Sin embargo, quienes lo criticaron (y lo critican)
dentro de su coalición se indignaron porque no se rebelaba contra las
condiciones que entre todos y todas construyeron, contra el camino que
allanaron, contra la hoja de ruta que respaldaron y en la que dejaron jirones
de autoridad política. Le exigieron no sólo que se rebele contra toda una
orientación que elaboraron juntos, sino también contra sí mismo. Y al final del
camino (o del laberinto) Alberto Fernández fue Alberto Fernández.
Es cierto que el Presidente hizo mucho mérito para
“homenajear” a las condiciones generales, pero —digamos todo— su posición
política no puede explicarse sin esas condiciones. Posee la dudosa cualidad
de representar muy bien el agotamiento de un ciclo, de una trayectoria, de una
coalición, de un gobierno, de una política y de una época. Parafraseando a
Ortega y Gasset, Alberto Fernández fue el hombre y sus circunstancias, no
las salvó a ellas ni se salvó él.
Las comparaciones odiosas (como todas) con Néstor
Kirchner, su eventual decisionismo y sus desafíos parciales a determinados
poderes fácticos hacen abstracción de muchos factores (económicos, políticos e
internacionales), pero sobre todo de uno: en el post 2001 los límites habían
sido corridos por una sociedad intratable; en el 2019 las fisuras fueron
suturadas (o atadas con alambre) por todo un sistema político. Puede
afirmarse que el programa más minimalista de la historia (“Hay 2019”) ya
contenía el vacío de una gestión de gobierno: había 2019 y no había nada más.

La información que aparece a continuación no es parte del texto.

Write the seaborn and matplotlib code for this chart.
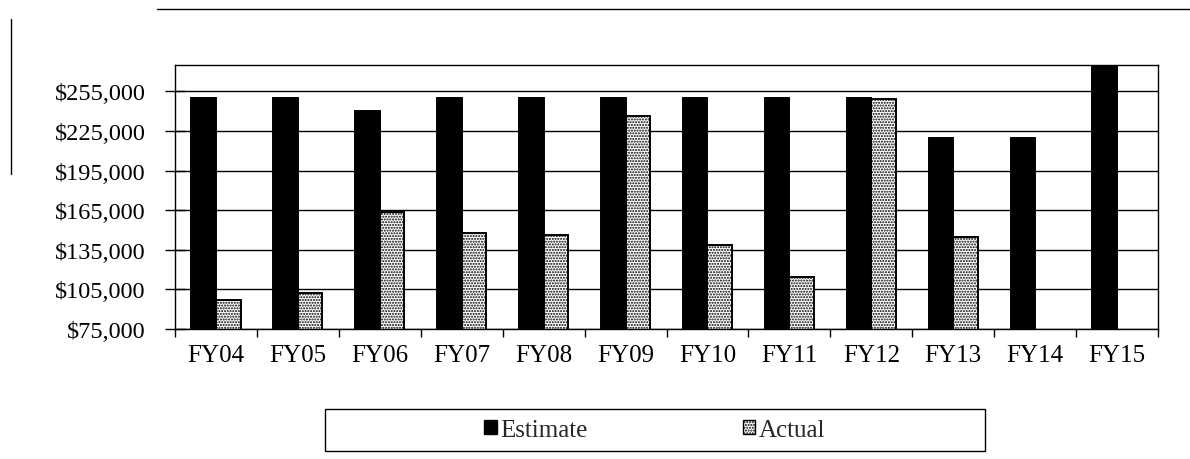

La oposición de Juntos por el Cambio se mira en un
espejo que le devuelve una imagen de esperanza: “Hay 2023”. Y se desayuna la
cena operándose con la verdad: los turbios secretos de Gerardo Milman; los
pactos espurios de Lago Escondido y las vidriosas relaciones de Marcelo
D'Alessandro reveladas en chats de una procedencia dudosa y una
verosimilitud a prueba de balas.
La pregunta maldita podría hacerse extensiva si uno
volviera del futuro: ¿Por qué Horacio Rodríguez Larreta y no mejor la nada? O
¿por qué un Sergio Massa y etc.?
En el fondo, la crisis en las superestructuras
políticas responde a un movimiento regresivo en las placas tectónicas de la
sociedad expresado no sólo en las cifras aberrantes de pobreza e indigencia,
sino en la precariedad laboral que según Agustín Salvia —Director
de Investigación del programa Observatorio de la Deuda Social Argentina en la
Universidad Católica— afecta al 60 % de la fuerza laboral. Para Salvia, esta
realidad reactualiza debates como el planteado por José Nun en los años ’60 del
siglo pasado sobre la existencia o no de una “masa marginal” en las clases
trabajadoras que no afecta sólo a una determinada estructura de clases, sino a
las capacidades estatales para sostenerla.
La política no gira en el vacío y el vacío de Alberto
Fernández no se explica sólo por la política o por su triste figura. Fue
simplemente un avatar más de las fuerzas tradicionales que se muerden la
cola en el país de los campeones del mundo y de la hegemonía imposible.